Pure, Concentrated Stupid: English Hippies Complain About WiFi
Glatonbury is a picturesque, friendly little town in southwest England. It purports to be the resting place of King Arthur and hosts the annual Glastonbury Festival, a three-day rock concert. Glastonbury’s free municipal wi-fi network went online in May. I’d like you to meet some of the people who call Glastonbury home:
“This place is not appropriate for a Wi-Fi trial,” resident Linda Taylor tells the local Fosse Way magazine. “People are complaining of headaches, tingling skin among other symptoms. This makes me wonder what is it doing to the children.”
“I don’t want my son exposed to risk 24 hours a day, including at his primary school, which is within the Wi-Fi zone,” yoga teacher Natalie Fee tells London’s Telegraph. “I would be failing in my duty as a parent if I did.”
“I have given a number of [orgone crystal hippie] generators to shops in the High Street and hidden others in bushes in the immediate vicinity of the antennae.

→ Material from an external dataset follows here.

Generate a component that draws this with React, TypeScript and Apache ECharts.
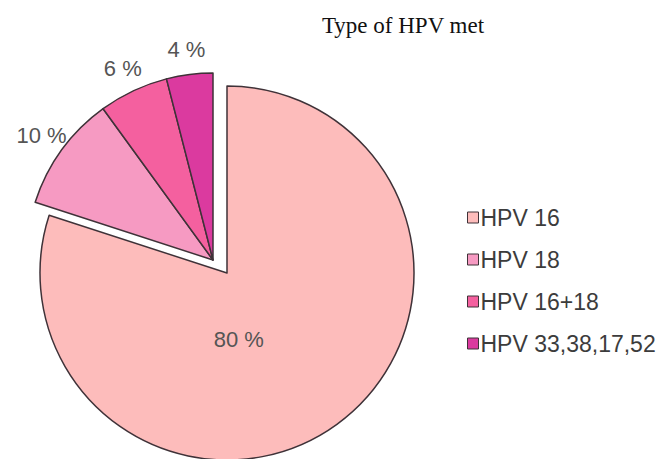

That way you can bring back the balance,” Matt Todd told the Telegraph. “The science hasn’t really got into the mainstream because the government won’t make decisions which will affect big business, even if it concerns everyone’s health.”
“The pulsed microwaves feed the pineal gland with false information,” local Jacqui Roberts tells the Western Daily Press. “Melatonin fights the free radicals and cancer-producing cells.
In other words, some of the dumbest people ever to walk the face of the Earth. They live in a country of near-universal literacy. They have been provided with more opportunity for education than the majority of people alive today and the vast majority of people who have ever lived. The internet gives them access to more information than has been or ever will be stored in libraries. And still: dumber than a box of rocks.
So this will come as no surprise:
At a raucous town council meeting in late November, one official had to admit that in the six months since the network, which costs about $15,000 per year to operate, had gone on, only 422 people had used it.
As Kevin says, “I’ll tell you what’s it doing to the children, it’s giving them a chance to access real health and science information that might be able to counteract some of the bullsh-t you’re feeding into their soft little brains.” Yup.